La preghiera rischia di venire sempre dopo.
Prima c’è il resto, poi – se si può – anche la preghiera. Inoltre facciamo fatica a capire il significato della preghiera. Perché pregare? Perché siamo figli di Dio, discepoli di Gesù. Questa relazione merita d’essere curata e coltivata.

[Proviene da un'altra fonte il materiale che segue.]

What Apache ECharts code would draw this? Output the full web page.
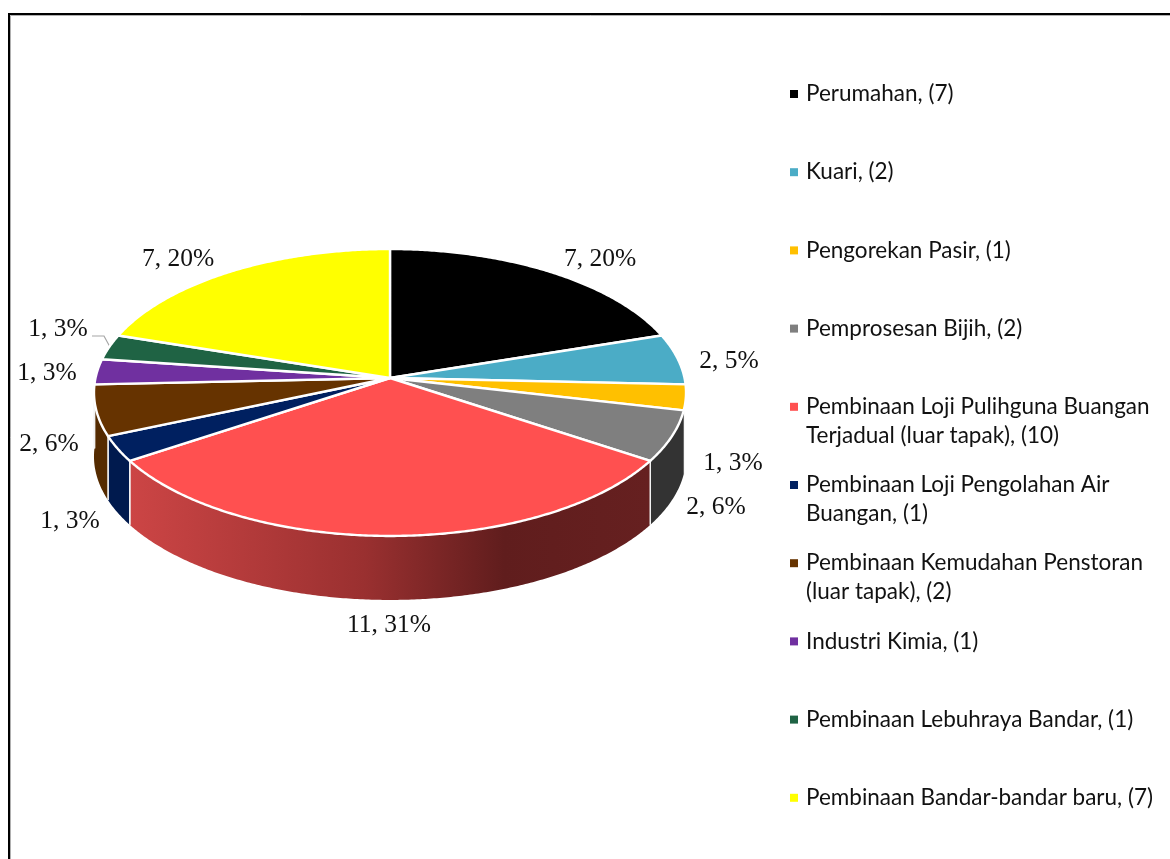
<!DOCTYPE html>
<html>
<head>
<meta charset="utf-8">
<style>html,body{margin:0;padding:0;background:#fff}#c{width:1170px;height:859px}</style>
<script src="https://cdn.jsdelivr.net/npm/echarts@6/dist/echarts.min.js"></script>
</head>
<body>
<div id="c"></div>
<script>
// ---- data ----
const sliceValues = [7, 2, 1, 2, 11, 1, 2, 1, 1, 7];
const slicePercents = [20, 5, 3, 6, 31, 3, 6, 3, 3, 20];
const legendLines = [
  ['Perumahan, (7)'],
  ['Kuari, (2)'],
  ['Pengorekan Pasir, (1)'],
  ['Pemprosesan Bijih, (2)'],
  ['Pembinaan Loji Pulihguna Buangan', 'Terjadual (luar tapak), (10)'],
  ['Pembinaan Loji Pengolahan Air', 'Buangan, (1)'],
  ['Pembinaan Kemudahan Penstoran', '(luar tapak), (2)'],
  ['Industri Kimia, (1)'],
  ['Pembinaan Lebuhraya Bandar, (1)'],
  ['Pembinaan Bandar-bandar baru, (7)']
];
// ---- styles / layout ----
const topColors = ['#000000','#4BACC6','#FFC000','#7F7F7F','#FF5050','#002060','#663300','#7030A0','#1F6344','#FFFF00'];
const wallColors = ['#000000','#2A6070','#8F6C00','#333333',null,'#001A4E','#552B00','#3E1A5A','#113626','#8F8F00'];
const labelAnchors = [[600,259],[729,361],[733,463],[716,507],[389,625],[70,521],[49,444],[47,373],[58,329],[178,259]];
const PIE = {cx: 390, cy: 378, A: 294.5, B: 142, k: 0.101, depth: 64, wallFrom: 102.8, wallTo: 268};
const total = sliceValues.reduce((a, b) => a + b, 0);
const RAD = Math.PI / 180;

function project(deg) {
  const u = Math.sin(deg * RAD), v = -Math.cos(deg * RAD);
  const w = 1 - PIE.k * v;
  return [PIE.cx + PIE.A * u / w, PIE.cy + PIE.B * v / w];
}
function arc(a0, a1, dy) {
  const pts = [], n = Math.max(2, Math.ceil((a1 - a0) / 0.5));
  for (let i = 0; i <= n; i++) {
    const p = project(a0 + (a1 - a0) * i / n);
    pts.push([p[0], p[1] + dy]);
  }
  return pts;
}
function startAngle(i) {
  let s = 0;
  for (let j = 0; j < i; j++) s += sliceValues[j];
  return s / total * 360;
}
const redWall = new echarts.graphic.LinearGradient(130, 0, 650, 0, [
  {offset: 0, color: '#CC4545'},
  {offset: 0.45, color: '#9A3030'},
  {offset: 0.72, color: '#601D1D'},
  {offset: 1, color: '#662020'}
], true);

function makeRender(i) {
  return function (params, api) {
    const a0 = startAngle(i);
    const a1 = a0 + api.value(0) / total * 360;
    const children = [];
    const w0 = Math.max(a0, PIE.wallFrom), w1 = Math.min(a1, PIE.wallTo);
    if (w1 > w0) {
      const poly = arc(w0, w1, 0).concat(arc(w0, w1, PIE.depth).reverse());
      children.push({type: 'polygon', shape: {points: poly},
        style: {fill: wallColors[i] || redWall}});
      [[w0, a0 >= PIE.wallFrom], [w1, a1 <= PIE.wallTo]].forEach(function (e) {
        if (!e[1] || i === 3 && e[0] === w0) return;
        const p = project(e[0]);
        children.push({type: 'line', shape: {x1: p[0], y1: p[1], x2: p[0], y2: p[1] + PIE.depth},
          style: {stroke: '#F2F2F2', lineWidth: 1.5}});
      });
    }
    const top = [[PIE.cx, PIE.cy]].concat(arc(a0, a1, 0));
    children.push({type: 'polygon', z2: 5, shape: {points: top},
      style: {fill: topColors[i], stroke: '#FFFFFF', lineWidth: 2.4, lineJoin: 'round'}});
    children.push({type: 'text', z2: 10, style: {
      text: api.value(0) + ', ' + slicePercents[i] + '%',
      x: labelAnchors[i][0], y: labelAnchors[i][1],
      align: 'center', verticalAlign: 'middle',
      fill: '#111111', font: '25.5px "Liberation Serif", serif'}});
    return {type: 'group', children: children};
  };
}

const legendName = l => l.join(' ');
const chart = echarts.init(document.getElementById('c'), null, {renderer: 'canvas'});
chart.setOption({
  animation: false,
  backgroundColor: '#fff',
  legend: {
    orient: 'vertical', left: 790, top: 50.5,
    icon: 'rect', itemWidth: 8, itemHeight: 8, itemGap: -8.8,
    selectedMode: false, padding: 0,
    data: legendLines.map(legendName),
    textStyle: {fontFamily: 'Lato, sans-serif', fontSize: 22.5, color: '#111111', lineHeight: 29, padding: [0, 0, 0, 3]},
    formatter: function (name) {
      const l = legendLines.find(x => legendName(x) === name);
      return ' \n' + l[0] + '\n' + (l[1] || ' ');
    }
  },
  graphic: [
    {type: 'polyline', shape: {points: [[10.5, 900], [10.5, 15.5], [1200, 15.5]]},
      style: {stroke: '#B0B0B0', lineWidth: 1, fill: null}},
    {type: 'polyline', shape: {points: [[9, 900], [9, 14], [1200, 14]]},
      style: {stroke: '#000', lineWidth: 2, fill: null}},
    {type: 'polyline', shape: {points: [[92, 336], [104, 336], [110, 347]]},
      style: {stroke: '#A6A6A6', lineWidth: 1.2, fill: null}}
  ],
  series: sliceValues.map(function (v, i) {
    return {
      type: 'custom', name: legendName(legendLines[i]),
      coordinateSystem: 'none',
      itemStyle: {color: topColors[i]},
      data: [[v]],
      silent: true,
      renderItem: makeRender(i)
    };
  })
});
</script>
</body>
</html>
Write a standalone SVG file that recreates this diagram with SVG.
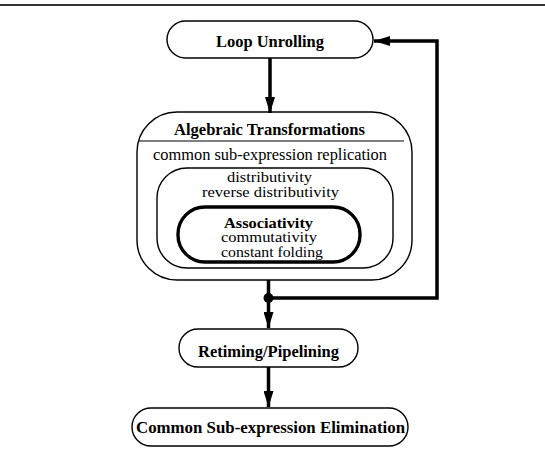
<svg xmlns="http://www.w3.org/2000/svg" width="545" height="458" viewBox="0 0 545 458">
<style>
.box{fill:none;stroke:#000;stroke-width:1.4}
.bold{fill:none;stroke:#000;stroke-width:3.4}
.t{font-family:"Liberation Serif",serif;font-size:16px;text-anchor:middle;fill:#000}
.m{font-size:15px}
.s{font-size:14px}
.b{font-weight:bold}
.c{fill:none;stroke:#000;stroke-width:3.5}
</style>
<defs>
<marker id="ah" viewBox="0 0 16 10" refX="16" refY="5" markerWidth="16" markerHeight="10" markerUnits="userSpaceOnUse" orient="auto">
<path d="M0,0 L16,5 L0,10 Z" fill="#000"/>
</marker>
</defs>
<line x1="0" y1="5" x2="545" y2="5" stroke="#333" stroke-width="1.8"/>
<g id="loop-unrolling">
<rect class="box" x="167" y="21" width="206" height="37" rx="18.5"/>
<text class="t b" x="270" y="47" textLength="108" lengthAdjust="spacingAndGlyphs">Loop Unrolling</text>
</g>
<g id="algebraic-transformations">
<rect class="box" x="137" y="112" width="275" height="168" rx="40"/>
<line x1="138" y1="141" x2="404" y2="141" stroke="#000" stroke-width="1.2"/>
<text class="t b" x="269.5" y="135" textLength="191" lengthAdjust="spacingAndGlyphs">Algebraic Transformations</text>
<text class="t" x="270" y="160" textLength="234" lengthAdjust="spacingAndGlyphs">common sub-expression replication</text>
</g>
<g id="distributivity">
<rect class="box" x="157" y="168" width="236" height="100" rx="30"/>
<text class="t m" x="269.5" y="182" textLength="85" lengthAdjust="spacingAndGlyphs">distributivity</text>
<text class="t m" x="270.5" y="197" textLength="137" lengthAdjust="spacingAndGlyphs">reverse distributivity</text>
</g>
<g id="associativity">
<rect class="bold" x="178" y="207" width="182" height="55" rx="27"/>
<text class="t s b" x="268.5" y="228" textLength="89" lengthAdjust="spacingAndGlyphs">Associativity</text>
<text class="t s" x="269" y="242" textLength="96" lengthAdjust="spacingAndGlyphs">commutativity</text>
<text class="t s" x="272" y="256.5" textLength="102" lengthAdjust="spacingAndGlyphs">constant folding</text>
</g>
<g id="retiming">
<rect class="box" x="179" y="329" width="179" height="38" rx="19"/>
<text class="t b" x="268.5" y="357" textLength="141" lengthAdjust="spacingAndGlyphs">Retiming/Pipelining</text>
</g>
<g id="cse">
<rect class="box" x="132" y="408" width="276" height="38" rx="19"/>
<text class="t b" x="270.5" y="433" textLength="269" lengthAdjust="spacingAndGlyphs">Common Sub-expression Elimination</text>
</g>
<g id="connectors">
<line class="c" x1="270" y1="58" x2="270" y2="113" marker-end="url(#ah)"/>
<line class="c" x1="268.5" y1="280" x2="268.5" y2="328" marker-end="url(#ah)"/>
<line class="c" x1="268.5" y1="367" x2="268.5" y2="407" marker-end="url(#ah)"/>
<polyline class="c" points="268.5,298 437,298 437,41 374,41" marker-end="url(#ah)"/>
<circle cx="268.5" cy="298" r="5" fill="#000"/>
</g>
</svg>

In ascolto e in dialogo. Che cosa ci dà la preghiera? Non qualcosa, ma qualcuno: lo Spirito Santo. Etty Hillesum nel suo meraviglioso Diario scrive: «Non saremo noi, o Signore, un giorno a chiamarti in causa e a dirti: “Dov’eri Tu?”, ma sarai Tu un giorno a chiamarci in causa e a dirci: “Dov’eri tu o uomo?”». Lo Spirito è il dono di Dio ai suoi figli, ai credenti in Gesù Cristo, all’umanità intera. Gesù ci ha promesso il dono dello Spirito. È una promessa di cui ci fidiamo fino in fondo. Il dono dello Spirito costituisce la risposta più importante di Dio Padre, l’Abbà grande e buono, alle nostre invocazioni e ai nostri bisogni. Più di tutto e dentro a tutto Dio vuole donarci se stesso: il suo amore personale, la sua presenza consolatrice, la sua forza rinnovatrice, il suo Spirito. Senza la preghiera, come guardare alla sofferenza e alla morte? Ma la morte non è l’ultima parola: essa non è separazione, ma comunione suprema, atto supremo di amore; il Padre accoglie la consegna che il Figlio fa di se stesso. La risurrezione è l’inevitabile esito di questa morte, non più fallimento ma compimento. Tutto questo non è solo per Gesù, è anche per noi.